Zwei Fragen, eine andere Antwort: Die verdeckte Botschaft der Kikaninchen-Folgen scheint aber zu sein, dass jede Art des Zusammenlebens gleich, auch gleichwertig ist. Und das muss man als gläubiger Christ schon wieder deutlich anders sehen: Patchwork-Beziehungen lassen sich vielleicht aus weltlicher Sicht nicht immer verhindern, basieren aber auf dem Zusammenbruch einer oder zwei vorher bestehender Beziehungen, vielleicht sogar einer sakramentalen Ehe. Das Zusammenleben von Leas Mutter mit einem neuen Vater ist insofern zumindest nicht in jedem Fall in Ordnung. Über das Thema Homosexualität habe ich hier in diesem Blog schon ausreichend geschrieben, zuletzt hier und ich hoffe, der Unterschied zwischen Sünde und Sünder wird immer wieder deutlich in dem, was ich schreibe und auch in dem wie ich handle und in dem, wie ich das Wort Familie für unsere Kinder durchbuchstabieren möchte. Die Beziehung, wie sie zwischen den beiden Vätern von Jakob propagiert wird, ist in sich nicht in Ordnung, und sie wird es auch nicht, wenn man sie immer wieder als in Ordnung darzustellen versucht.
Der Spagat zwischen Respekt vor und Liebe zu den Menschen, alles Sünder wie ich selbst, einerseits, und dem Ablehnen von Zuständen und Beziehungen, die in sich nicht in Ordnung sind andererseits, dieser Spagat fordert heraus: Vielleicht fordert er hier die Erfinder vom Kikaninchen heraus, ganz sicher aber katholische Eltern, die ihre Kinder in dieser Weise ein Werteverständnis mitgeben wollen. Wir möchten unserem Kind beibringen, auch Kinder und Erwachsene aus besonderen Umfeldern zu respektieren und zu lieben, ohne das besondere an der Situation aus dem Auge zu verlieren wie immer wir das anstellen werden. Uns bleibt dazu noch einiges an Zeit, unser Sohn fand in der ganzen Geschichte vermutlich die Schildkröte Amalie mit dem geblühmten Panzer und ihre Freundschaft zu Bruno, der sich um die alte Dame kümmert, besonders schön, eben weil sie so schön bunt war. Aber eines Tages müssen wir die Frage beantworten, wie es denn aussieht mit Familien wie denen von Lea und Jakob. Ich hoffe, wir wissen dann die richtige Antwort, von Liebe und Glauben und Verantwortung getragen – vielleicht weiß auch einer der Leser aus eigener Erfahrung eine Antwort?
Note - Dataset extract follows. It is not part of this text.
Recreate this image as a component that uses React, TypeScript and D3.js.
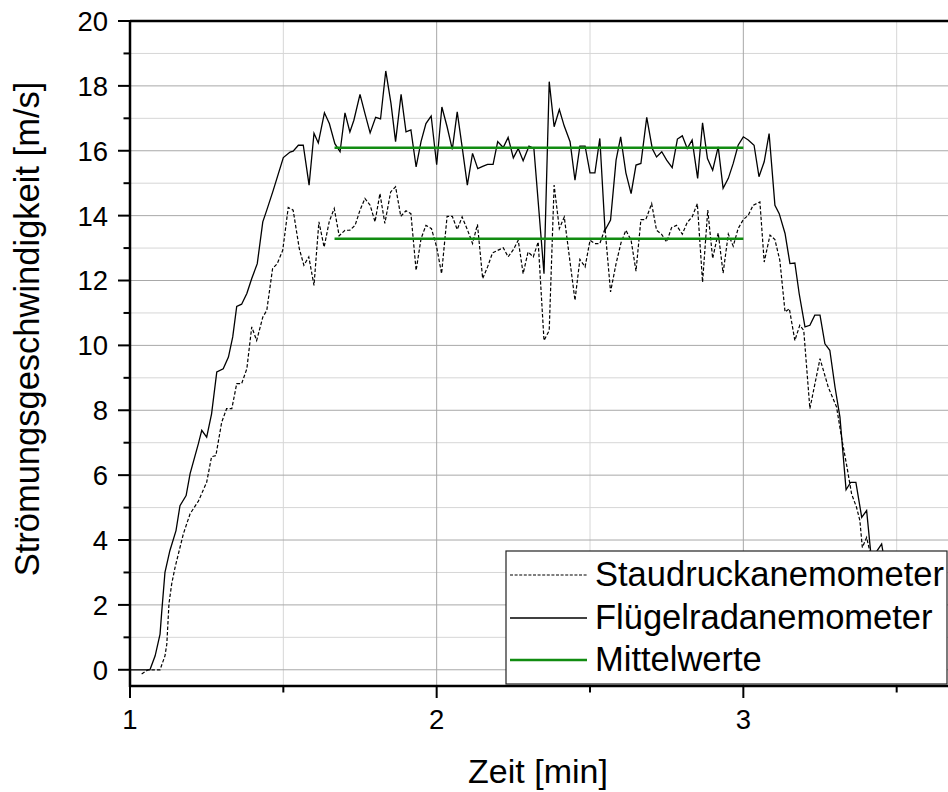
import React from "react";
import * as d3 from "d3";

// ---- Data (time in min, speed in m/s) ----
const flugTime = [1.000,1.065,1.082,1.098,1.103,1.114,1.130,1.150,1.163,1.183,1.196,1.223,1.234,1.250,1.266,1.283,1.304,1.321,1.335,1.348,1.364,1.381,1.397,1.415,1.433,1.446,1.467,1.500,1.522,1.532,1.549,1.565,1.584,1.600,1.614,1.634,1.650,1.668,1.685,1.701,1.717,1.730,1.750,1.766,1.783,1.801,1.817,1.834,1.851,1.866,1.884,1.900,1.916,1.933,1.949,1.965,1.982,2.000,2.017,2.034,2.051,2.067,2.083,2.100,2.117,2.134,2.150,2.166,2.184,2.199,2.217,2.233,2.250,2.266,2.282,2.301,2.317,2.350,2.367,2.383,2.400,2.416,2.435,2.451,2.467,2.484,2.500,2.516,2.532,2.549,2.567,2.585,2.600,2.617,2.634,2.650,2.666,2.685,2.703,2.717,2.734,2.750,2.768,2.785,2.801,2.817,2.833,2.851,2.867,2.883,2.900,2.918,2.934,2.951,2.967,2.983,3.000,3.016,3.035,3.051,3.068,3.084,3.103,3.117,3.136,3.152,3.168,3.182,3.201,3.217,3.233,3.250,3.266,3.282,3.299,3.315,3.335,3.350,3.367,3.386,3.402,3.415,3.432,3.451,3.468,3.494,3.527,3.560,3.592];
const flugValues = [0,0,0.43,1.10,1.73,3.00,3.67,4.29,5.06,5.37,6.05,6.97,7.38,7.17,7.89,9.18,9.28,9.64,10.26,11.20,11.27,11.60,12.06,12.52,13.81,14.17,14.78,15.79,15.96,15.99,16.17,16.17,14.94,16.54,16.24,17.17,16.84,16.22,15.97,17.17,16.58,16.94,17.74,17.15,16.55,17.03,16.98,18.46,17.46,16.28,17.74,16.58,16.64,15.50,16.28,16.84,17.07,15.57,17.35,16.74,16.04,17.20,16.12,14.94,15.92,15.45,15.52,15.58,15.58,16.28,16.10,16.41,15.78,16.07,15.69,16.14,16.07,12.21,18.13,16.74,17.27,16.76,16.28,15.09,16.14,16.14,15.32,15.32,16.38,13.55,13.86,15.71,16.43,15.32,14.68,15.56,15.61,17.03,16.07,15.81,15.97,15.71,15.48,16.36,16.46,16.07,16.33,15.15,16.86,15.76,15.40,16.12,14.84,15.15,15.61,16.17,16.43,16.33,16.17,15.20,15.66,16.53,14.32,14.06,13.45,12.52,12.54,11.60,10.57,10.62,10.93,10.93,10.05,9.85,8.71,7.79,5.55,5.78,5.78,4.70,4.91,3.65,3.61,3.88,2.9,1.8,0.9,0.3,0.05];

const stauTime = [1.038,1.059,1.098,1.114,1.120,1.127,1.136,1.147,1.163,1.174,1.196,1.223,1.250,1.266,1.280,1.299,1.315,1.332,1.348,1.364,1.381,1.397,1.413,1.433,1.446,1.465,1.480,1.498,1.516,1.532,1.552,1.567,1.583,1.600,1.616,1.633,1.650,1.666,1.682,1.701,1.717,1.734,1.750,1.766,1.783,1.799,1.815,1.831,1.850,1.866,1.883,1.900,1.916,1.933,1.949,1.965,1.983,2.000,2.016,2.034,2.051,2.067,2.083,2.100,2.117,2.133,2.150,2.166,2.182,2.199,2.217,2.233,2.250,2.266,2.282,2.298,2.315,2.331,2.350,2.367,2.383,2.400,2.416,2.451,2.467,2.484,2.500,2.516,2.532,2.549,2.567,2.585,2.601,2.617,2.634,2.650,2.666,2.682,2.701,2.717,2.733,2.750,2.766,2.782,2.801,2.817,2.833,2.850,2.867,2.884,2.900,2.918,2.934,2.951,2.967,2.983,3.000,3.016,3.032,3.054,3.068,3.087,3.103,3.119,3.136,3.150,3.168,3.184,3.197,3.217,3.250,3.277,3.304,3.320,3.337,3.353,3.369,3.380,3.388,3.402,3.412,3.445,3.477,3.510,3.550];
const stauValues = [-0.13,0,0,0.43,0.79,2.03,2.65,3.16,3.77,4.19,4.81,5.20,5.78,6.57,6.60,7.63,8.05,8.05,8.82,8.82,9.28,10.57,10.15,10.87,11.08,12.37,12.52,12.93,14.25,14.17,12.98,12.47,12.73,11.85,13.81,13.03,13.83,14.22,13.38,13.55,13.55,13.70,14.17,14.53,14.32,13.81,14.68,13.76,14.73,14.89,13.98,14.15,14.06,12.31,13.29,13.70,13.60,13.03,12.21,13.98,13.98,13.57,13.96,13.57,13.14,13.73,12.06,12.42,12.85,12.93,13.01,12.73,12.95,13.24,12.21,12.88,12.73,13.19,10.15,10.46,14.94,13.60,13.96,11.39,12.65,12.42,13.24,13.14,13.14,13.60,11.65,12.52,13.16,13.55,13.24,12.29,13.88,13.88,14.37,13.55,13.43,13.19,13.63,13.70,13.43,13.79,13.96,14.37,11.95,14.17,12.68,13.47,12.23,13.43,13.06,13.60,13.88,14.01,14.32,14.42,12.57,13.40,13.26,12.62,11.03,11.13,10.15,10.62,10.46,8.05,9.59,8.71,8.10,7.17,6.30,5.42,5.01,4.60,3.77,4.08,3.67,2.6,1.5,0.7,0.2];

const meanRange = [1.667, 3.0];
const meanStau = 13.29;
const meanFlug = 16.09;

const xMajorTicks = [1, 2, 3];
const xMinorTicks = [1.5, 2.5, 3.5];
const yMajorTicks = [0, 2, 4, 6, 8, 10, 12, 14, 16, 18, 20];
const yMinorTicks = [1, 3, 5, 7, 9, 11, 13, 15, 17, 19];

const legendLabels = ["Staudruckanemometer", "Flügelradanemometer", "Mittelwerte"];

const FONT = "'Liberation Sans', Arial, Helvetica, sans-serif";

export default function App() {
  const W = 948, H = 792;
  const left = 130, top = 21, bottom = 686;
  const x = d3.scaleLinear().domain([1, 4]).range([left, left + 3 * 306.67]);
  const y = d3.scaleLinear().domain([-0.5, 20]).range([bottom, top]);

  const line = d3.line<[number, number]>().x(d => x(d[0])).y(d => y(d[1]));
  const flugPts: [number, number][] = flugTime.map((t, i) => [t, flugValues[i]]);
  const stauPts: [number, number][] = stauTime.map((t, i) => [t, stauValues[i]]);

  const green = "#118c11";
  const legX = 506, legY = 551, legW = 441, legH = 133;
  const rowY = [575, 618, 660];

  return (
    <svg width={W} height={H} style={{ position: "absolute", left: 0, top: 0, background: "#fff" }} fontFamily={FONT}>
      <defs>
        <clipPath id="plotClip">
          <rect x={left} y={top} width={W - left} height={bottom - top} />
        </clipPath>
      </defs>
      {/* grid */}
      {yMinorTicks.map(v => (
        <line key={"gym" + v} x1={left} x2={W} y1={y(v)} y2={y(v)} stroke="#d6d6d6" strokeWidth={1} />
      ))}
      {xMinorTicks.map(v => (
        <line key={"gxm" + v} x1={x(v)} x2={x(v)} y1={top} y2={bottom} stroke="#d6d6d6" strokeWidth={1} />
      ))}
      {yMajorTicks.map(v => (
        <line key={"gy" + v} x1={left} x2={W} y1={y(v)} y2={y(v)} stroke="#a8a8a8" strokeWidth={1} />
      ))}
      {xMajorTicks.filter(v => v > 1).map(v => (
        <line key={"gx" + v} x1={x(v)} x2={x(v)} y1={top} y2={bottom} stroke="#a8a8a8" strokeWidth={1} />
      ))}

      {/* data */}
      <g clipPath="url(#plotClip)" fill="none">
        <path d={line(stauPts) || ""} stroke="#000" strokeWidth={1.2} strokeDasharray="3.5,2" />
        <path d={line(flugPts) || ""} stroke="#000" strokeWidth={1.3} />
        <line x1={x(meanRange[0])} x2={x(meanRange[1])} y1={y(meanStau)} y2={y(meanStau)} stroke={green} strokeWidth={2.5} />
        <line x1={x(meanRange[0])} x2={x(meanRange[1])} y1={y(meanFlug)} y2={y(meanFlug)} stroke={green} strokeWidth={2.5} />
      </g>

      {/* axes frame */}
      <line x1={left} x2={W} y1={top} y2={top} stroke="#000" strokeWidth={2.5} />
      <line x1={left} x2={W} y1={bottom} y2={bottom} stroke="#000" strokeWidth={2.5} />
      <line x1={left} x2={left} y1={top - 1} y2={bottom + 1} stroke="#000" strokeWidth={2.5} />

      {/* y ticks */}
      {yMajorTicks.map(v => (
        <g key={"yt" + v}>
          <line x1={left - 12} x2={left} y1={y(v)} y2={y(v)} stroke="#000" strokeWidth={2} />
          <text x={108} y={y(v)} dy="0.36em" textAnchor="end" fontSize={27.5} fill="#000">{v}</text>
        </g>
      ))}
      {yMinorTicks.map(v => (
        <line key={"ytm" + v} x1={left - 6.5} x2={left} y1={y(v)} y2={y(v)} stroke="#000" strokeWidth={2} />
      ))}

      {/* x ticks */}
      {xMajorTicks.map(v => (
        <g key={"xt" + v}>
          <line x1={x(v)} x2={x(v)} y1={bottom} y2={bottom + 12} stroke="#000" strokeWidth={2} />
          <text x={x(v)} y={729} textAnchor="middle" fontSize={27.5} fill="#000">{v}</text>
        </g>
      ))}
      {xMinorTicks.map(v => (
        <line key={"xtm" + v} x1={x(v)} x2={x(v)} y1={bottom} y2={bottom + 6.5} stroke="#000" strokeWidth={2} />
      ))}

      {/* axis titles */}
      <text x={538} y={783} textAnchor="middle" fontSize={34} fill="#000">Zeit [min]</text>
      <text transform="translate(39,329) rotate(-90)" textAnchor="middle" fontSize={34.5} fill="#000">Strömungsgeschwindigkeit [m/s]</text>

      {/* legend */}
      <rect x={legX} y={legY} width={legW} height={legH} fill="#fff" stroke="#222" strokeWidth={1.2} />
      <line x1={510} x2={587} y1={rowY[0]} y2={rowY[0]} stroke="#000" strokeWidth={1.2} strokeDasharray="3,1.6" />
      <line x1={510} x2={587} y1={rowY[1]} y2={rowY[1]} stroke="#000" strokeWidth={1.3} />
      <line x1={510} x2={587} y1={rowY[2]} y2={rowY[2]} stroke={green} strokeWidth={2.5} />
      {legendLabels.map((l, i) => (
        <text key={l} x={595} y={rowY[i] + 11} fontSize={34.5} fill="#000">{l}</text>
      ))}
    </svg>
  );
}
Die Sendung lässt die Antwort jedenfalls offen, und das ist es, was mich skeptisch werden lässt hinsichtlich dieses ansonsten wirklich schönen Programms. Man kann aber auch anders, positiv formulieren: die Sendung beantwortet die aufgeworfenen Fragen nicht, sondern überlässt die Beantwortung den Eltern – und man kann nur hoffen und für unsere Familien beten, dass die diese Verantwortung auch wahrnehmen.
biosoph
Was du anfängst, sollst du auch fertig machen!
Wie soll jemand diese Erziehungsweisheit glaubhaft an seine Kinder vermitteln, wenn er selber bei jeder Kleinigkeit aus der Beziehung flüchtet, und hinein in die nächste, die meist nicht anders verläuft als die vorherige? Muster wiederholen sich. Und es ist eben nicht der Ex-Partner an allem schuld. Und „den Richtigen“ gibt es freilich ebenso wenig wie den Falschen. Das Glück oder Unglück einer Beziehung entscheidet sich in der Konfliktfähigkeit der Partner. Sie ist eine Frage von Interessen, vor allem aber eine Sache der Entscheidung; Für oder gegen ein Leben in Verantwortung. Das, zur Mode gewordene Unschuldssuhlen, und das gegenseitige Versichern der Scheiternden, korrekt gehandelt zu haben, auch wenn ihre Verlogenheit und Selbstgerechtigkeit längst zum Himmel stinkt.